By Jim Forsyth
SAN ANTONIO (Reuters) - The widow of a fire captain will appeal a judge's decision to deny her death benefits because she was born male, her lawyer said on Tuesday.
"I continue to grieve the loss of my husband and best friend," the widow, Nikki Araguz, said in a statement released to Dallas Voice, a publication catering to gay, lesbian, bisexual and transgender Texans.
"With this ruling, I continue to be reminded of the bias that exists toward transsexual and intersex people," she said.
Thomas Araguz III, who was a firefighter in the town of Wharton, southwest of Houston, was killed last summer fighting a massive fire at an egg farm near Wharton.
An attorney representing the firefighter's ex-wife, Heather Delgado, argued that Thomas and Nikki Araguz's marriage was not valid because same-sex marriage in Texas is illegal.
"At the time of Thomas Araguz' death, he was not married," said Edward Burwell, Delgado's attorney.
Burwell argued that as much as $600,000 in benefits ranging from insurance payments to money that civic organizations provide to the families of fallen police officers and firefighters should go to the two children Delgado had with Thomas Araguz.
The judge agreed, issuing an order last week that directed all benefits to those children rather than to Nikki Araguz. A trust will be set up to make payments to the children under the supervision of the court, Burwell said.

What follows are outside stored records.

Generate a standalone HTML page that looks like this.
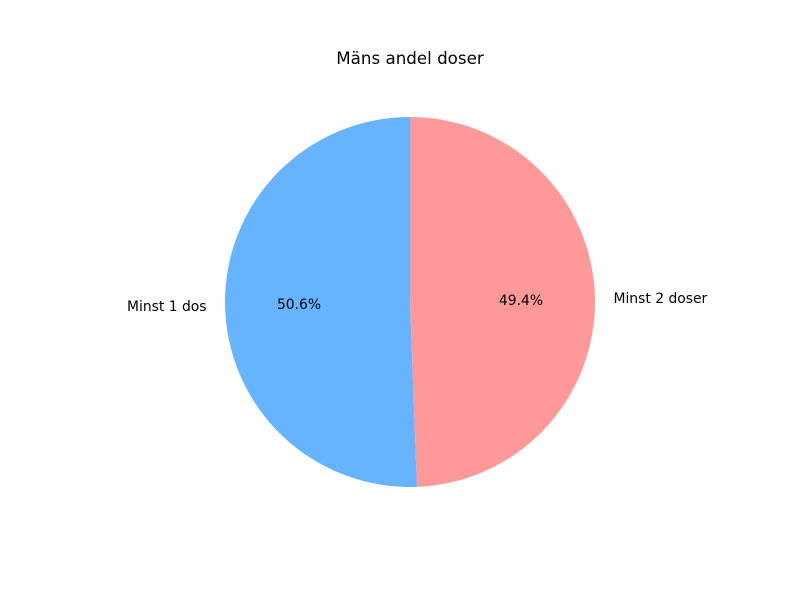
<!DOCTYPE html>
<html>
<head>
<meta charset="utf-8">
<style>
  html, body { margin: 0; padding: 0; background: #fff; }
  svg { display: block; }
  text { font-family: "DejaVu Sans", "Liberation Sans", sans-serif; fill: #000; }
</style>
</head>
<body>
<svg id="chart" width="800" height="600" viewBox="0 0 800 600">
  <rect width="800" height="600" fill="#fff"/>
  <text x="410" y="64" text-anchor="middle" font-size="16.7">Mäns andel doser</text>
  <g id="slices"></g>
</svg>
<script>
const categories = ["Minst 1 dos", "Minst 2 doser"];
const values = [50.6, 49.4];
const colors = ["#66b3ff", "#ff9999"];

const cx = 410, cy = 302, r = 185;
const svgNS = "http://www.w3.org/2000/svg";
const g = document.getElementById("slices");
const total = values.reduce((a, b) => a + b, 0);
function pt(angDeg, rad) {
  const a = angDeg * Math.PI / 180;
  return [cx + rad * Math.cos(a), cy - rad * Math.sin(a)];
}
let start = 90;
values.forEach((v, i) => {
  const sweep = v / total * 360;
  const end = start + sweep;
  const [x1, y1] = pt(start, r);
  const [x2, y2] = pt(end, r);
  const large = sweep > 180 ? 1 : 0;
  const path = document.createElementNS(svgNS, "path");
  path.setAttribute("d", `M${cx},${cy} L${x1},${y1} A${r},${r} 0 ${large} 0 ${x2},${y2} Z`);
  path.setAttribute("fill", colors[i]);
  
  
  g.appendChild(path);

  const mid = start + sweep / 2;
  const [lx, ly] = pt(mid, r * 1.1);
  const label = document.createElementNS(svgNS, "text");
  label.setAttribute("x", lx);
  label.setAttribute("y", ly + 5);
  label.setAttribute("font-size", "13.9");
  label.setAttribute("text-anchor", Math.cos(mid * Math.PI / 180) < 0 ? "end" : "start");
  label.textContent = categories[i];
  
  
  g.appendChild(label);

  const [px, py] = pt(mid, r * 0.6);
  const pct = document.createElementNS(svgNS, "text");
  pct.setAttribute("x", px);
  pct.setAttribute("y", py + 5);
  pct.setAttribute("font-size", "13.9");
  pct.setAttribute("text-anchor", "middle");
  pct.textContent = (v / total * 100).toFixed(1) + "%";
  
  
  g.appendChild(pct);

  start = end;
});
</script>
</body>
</html>
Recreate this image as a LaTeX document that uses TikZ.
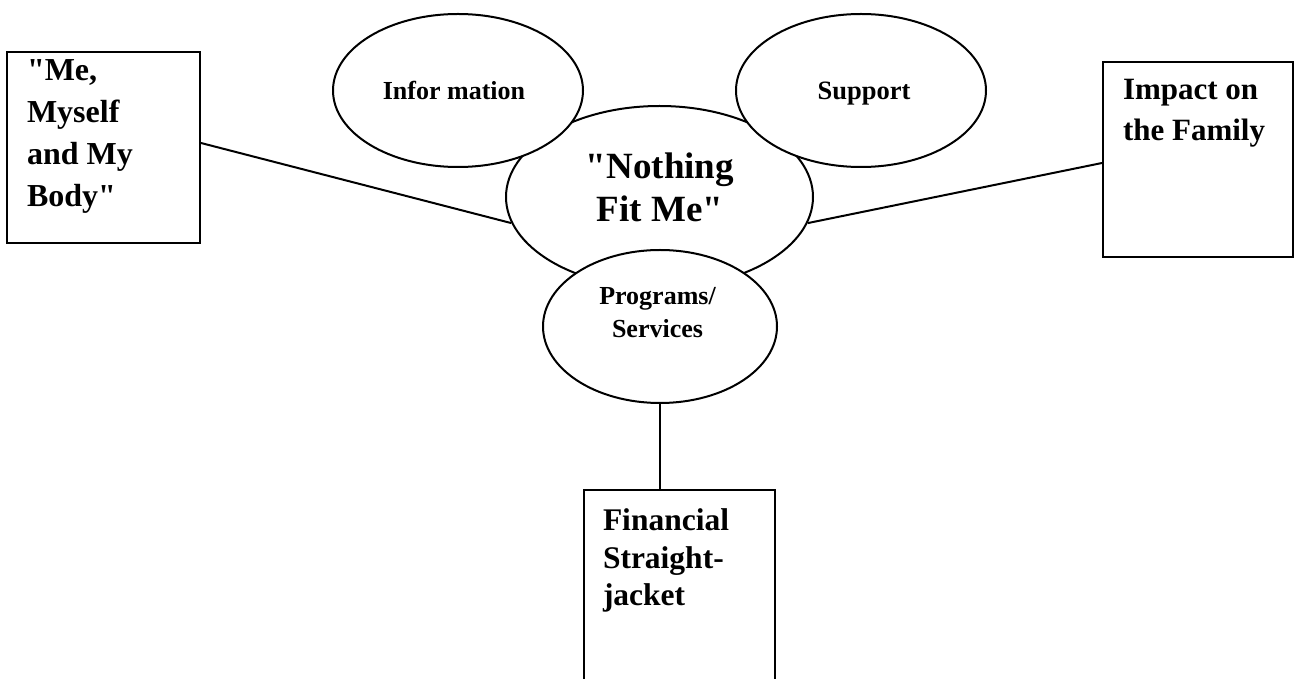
\documentclass[tikz,border=0pt]{standalone}
\usepackage{fontspec}
\setmainfont{Liberation Serif}[Ligatures=TeXOff]
\usetikzlibrary{shapes.geometric}

\tikzset{
	bubble/.style={ellipse, draw, fill=white, inner sep=0pt},
	card/.style={rectangle, draw, inner sep=0pt},
	cardtext/.style={anchor=north west, inner sep=0pt, align=left},
	bubbletext/.style={inner sep=0pt, align=center}
}

\begin{document}
\begin{tikzpicture}[x=0.5pt,y=-0.5pt,line width=1pt]
		\useasboundingbox (0,0) rectangle (1298,679);
		\clip (0,0) rectangle (1298,679);
		% the three boxes
		\node[card,minimum width=96.5pt,minimum height=95.5pt] (body) at (103.5,147.5) {};
		\node[card,minimum width=95pt,minimum height=97.5pt] (family) at (1198,159.5) {};
		\node[card,minimum width=95.5pt,minimum height=120pt] (money) at (679.5,610) {};
		
		% the middle
		\node[bubble,minimum width=153.5pt,minimum height=91pt] (fit) at (659.5,197) {};
		\node[bubble,minimum width=125pt,minimum height=76.5pt] (info) at (458,90.5) {};
		\node[bubble,minimum width=125pt,minimum height=76.5pt] (support) at (861,90.5) {};
		\node[bubble,minimum width=117pt,minimum height=76.5pt] (programs) at (660,326.5) {};
		
		\draw ([yshift=2.25pt]body.east) -- (fit.190);
		\draw (fit.350) -- ([yshift=-1.75pt]family.west);
		\draw (programs.south) -- (programs.south |- money.north);
		
		% texts
		\node[cardtext,font=\fontsize{16}{21}\selectfont\bfseries] (bodytext) at ([xshift=10pt,yshift=-4pt]body.north west) {"Me,\\Myself\\and My\\Body"};
		\node[cardtext,font=\fontsize{15.5}{20.5}\selectfont\bfseries] (familytext) at ([xshift=10pt,yshift=-8.5pt]family.north west) {Impact on\\the Family};
		\node[cardtext,font=\fontsize{15.75}{18.75}\selectfont\bfseries] (moneytext) at ([xshift=9.5pt,yshift=-9.5pt]money.north west) {Financial\\Straight-\\jacket};
		\node[bubbletext,anchor=north,font=\fontsize{18.5}{21.5}\selectfont\bfseries] (fittext) at (660,152) {"Nothing\\Fit Me"};
		\node[bubbletext,anchor=base,font=\fontsize{13}{16.5}\selectfont\bfseries] (infotext) at (454,100) {Infor mation};
		\node[bubbletext,anchor=base,font=\fontsize{13.25}{16.5}\selectfont\bfseries] (supporttext) at (864,100) {Support};
		\node[bubbletext,anchor=north,font=\fontsize{13}{16.5}\selectfont\bfseries] (programstext) at (657.5,286) {Programs/\\Services};
		
\end{tikzpicture}
\end{document}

Gerry Rickhoff, the county clerk in San Antonio and an expert on family law, said a 2001 Texas Appeals Court ruling makes a person's gender at birth the legal gender, irrespective of any surgical procedures that may later take place.
"According to Texas law, you are what your creator made you," Rickhoff said.
Rickhoff said the 2001 ruling has been used to allow his office to issue legal marriage certificates to same-sex couples, if one of the participants can prove they were born the opposite gender.
"God has a tremendous sense of humor," Rickhoff said.
Meanwhile, Araguz has announced her plans to star in a reality TV show that will "offer viewers an honest, up-close, and personal view of being a transsexual in this modern age," according to her Facebook page.
Araguz is also facing criminal charges. She was charged earlier this year with drugging another woman, stealing her watch and attempting to sell it at a Houston pawn shop, according to court documents.